Print the lines of the data, starting with the first, up to and including the line where "import plotly.graph_objects as go" appears.

* _Information supplied_
++++++

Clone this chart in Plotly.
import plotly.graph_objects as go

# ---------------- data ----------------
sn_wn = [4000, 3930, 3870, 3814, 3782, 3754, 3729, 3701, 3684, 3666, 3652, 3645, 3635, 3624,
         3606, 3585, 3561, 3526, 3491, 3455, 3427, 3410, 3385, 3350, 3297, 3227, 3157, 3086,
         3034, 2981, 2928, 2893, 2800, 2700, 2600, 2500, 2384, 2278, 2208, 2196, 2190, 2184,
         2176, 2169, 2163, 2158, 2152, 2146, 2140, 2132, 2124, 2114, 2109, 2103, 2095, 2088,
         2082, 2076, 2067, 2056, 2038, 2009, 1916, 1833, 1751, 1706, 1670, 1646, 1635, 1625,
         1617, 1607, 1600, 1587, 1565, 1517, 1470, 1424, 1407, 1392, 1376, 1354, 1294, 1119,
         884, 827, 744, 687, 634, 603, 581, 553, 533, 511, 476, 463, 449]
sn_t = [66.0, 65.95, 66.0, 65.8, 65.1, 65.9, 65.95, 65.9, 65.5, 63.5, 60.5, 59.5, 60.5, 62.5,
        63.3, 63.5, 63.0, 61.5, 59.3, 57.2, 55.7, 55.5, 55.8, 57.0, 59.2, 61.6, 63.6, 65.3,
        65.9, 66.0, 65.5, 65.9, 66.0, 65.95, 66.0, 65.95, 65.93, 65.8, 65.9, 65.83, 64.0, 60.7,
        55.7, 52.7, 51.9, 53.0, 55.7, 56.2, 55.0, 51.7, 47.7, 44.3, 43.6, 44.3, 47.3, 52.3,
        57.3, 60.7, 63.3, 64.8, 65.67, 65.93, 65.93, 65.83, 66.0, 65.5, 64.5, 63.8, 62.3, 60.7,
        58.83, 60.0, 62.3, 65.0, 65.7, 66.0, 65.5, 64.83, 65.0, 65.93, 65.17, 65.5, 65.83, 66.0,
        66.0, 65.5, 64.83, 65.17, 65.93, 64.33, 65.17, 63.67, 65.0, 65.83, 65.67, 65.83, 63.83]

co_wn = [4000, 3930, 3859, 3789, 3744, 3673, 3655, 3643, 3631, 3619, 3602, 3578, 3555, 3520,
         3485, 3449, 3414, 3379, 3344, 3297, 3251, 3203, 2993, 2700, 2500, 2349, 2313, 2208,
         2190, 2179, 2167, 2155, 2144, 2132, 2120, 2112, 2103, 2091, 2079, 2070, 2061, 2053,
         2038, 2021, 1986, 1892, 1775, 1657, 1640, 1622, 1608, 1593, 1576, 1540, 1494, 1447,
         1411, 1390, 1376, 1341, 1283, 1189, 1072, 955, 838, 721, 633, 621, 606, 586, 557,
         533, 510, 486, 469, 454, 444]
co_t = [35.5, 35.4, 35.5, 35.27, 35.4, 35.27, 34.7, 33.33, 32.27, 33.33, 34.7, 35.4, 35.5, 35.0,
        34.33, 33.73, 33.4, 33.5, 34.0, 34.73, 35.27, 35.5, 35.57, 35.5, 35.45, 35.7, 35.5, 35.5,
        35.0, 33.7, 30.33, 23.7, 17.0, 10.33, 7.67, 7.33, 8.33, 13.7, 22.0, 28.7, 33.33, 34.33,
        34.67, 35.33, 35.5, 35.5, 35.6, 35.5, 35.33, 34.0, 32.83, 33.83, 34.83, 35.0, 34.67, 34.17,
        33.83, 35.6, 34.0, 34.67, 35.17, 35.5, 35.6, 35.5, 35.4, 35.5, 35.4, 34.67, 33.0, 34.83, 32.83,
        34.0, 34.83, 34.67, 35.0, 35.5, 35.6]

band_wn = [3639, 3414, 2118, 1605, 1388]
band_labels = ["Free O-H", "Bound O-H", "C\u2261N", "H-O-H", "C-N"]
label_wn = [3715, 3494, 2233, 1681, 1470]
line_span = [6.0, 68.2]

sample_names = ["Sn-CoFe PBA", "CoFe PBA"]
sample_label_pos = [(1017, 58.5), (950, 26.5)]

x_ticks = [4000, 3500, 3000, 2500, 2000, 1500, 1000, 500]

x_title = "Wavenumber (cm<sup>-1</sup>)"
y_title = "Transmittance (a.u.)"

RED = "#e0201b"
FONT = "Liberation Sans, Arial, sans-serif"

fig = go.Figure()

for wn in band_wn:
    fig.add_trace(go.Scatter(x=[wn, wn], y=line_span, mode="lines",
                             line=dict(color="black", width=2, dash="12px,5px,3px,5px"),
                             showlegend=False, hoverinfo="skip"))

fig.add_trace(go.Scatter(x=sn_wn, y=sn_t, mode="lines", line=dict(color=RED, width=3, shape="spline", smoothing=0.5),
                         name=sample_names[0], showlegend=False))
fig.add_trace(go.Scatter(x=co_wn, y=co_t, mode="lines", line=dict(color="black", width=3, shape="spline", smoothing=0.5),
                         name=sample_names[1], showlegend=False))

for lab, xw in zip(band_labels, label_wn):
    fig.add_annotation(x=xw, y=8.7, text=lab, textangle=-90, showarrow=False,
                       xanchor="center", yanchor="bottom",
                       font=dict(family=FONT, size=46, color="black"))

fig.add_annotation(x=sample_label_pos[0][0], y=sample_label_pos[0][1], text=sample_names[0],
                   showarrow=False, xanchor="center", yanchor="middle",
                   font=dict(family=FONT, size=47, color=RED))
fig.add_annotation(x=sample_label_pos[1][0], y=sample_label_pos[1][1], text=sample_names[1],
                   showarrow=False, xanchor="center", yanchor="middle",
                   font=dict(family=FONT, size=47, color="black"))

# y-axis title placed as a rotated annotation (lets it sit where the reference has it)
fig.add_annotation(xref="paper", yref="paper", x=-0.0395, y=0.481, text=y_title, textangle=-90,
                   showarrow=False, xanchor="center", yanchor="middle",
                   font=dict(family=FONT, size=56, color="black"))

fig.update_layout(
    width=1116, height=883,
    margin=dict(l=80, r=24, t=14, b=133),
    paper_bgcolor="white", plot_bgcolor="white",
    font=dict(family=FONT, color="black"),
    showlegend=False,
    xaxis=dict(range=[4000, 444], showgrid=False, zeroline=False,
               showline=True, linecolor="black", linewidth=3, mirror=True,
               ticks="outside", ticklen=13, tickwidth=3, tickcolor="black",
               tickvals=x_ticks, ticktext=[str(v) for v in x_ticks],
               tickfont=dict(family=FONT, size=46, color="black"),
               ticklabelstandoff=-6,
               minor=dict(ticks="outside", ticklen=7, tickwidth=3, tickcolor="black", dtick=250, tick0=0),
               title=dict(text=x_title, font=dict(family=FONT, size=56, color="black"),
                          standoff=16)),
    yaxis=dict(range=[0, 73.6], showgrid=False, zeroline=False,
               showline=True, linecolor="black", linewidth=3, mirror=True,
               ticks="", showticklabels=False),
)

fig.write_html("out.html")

++++++

* _Complete answer_
Clone this chart in Plotly.
import plotly.graph_objects as go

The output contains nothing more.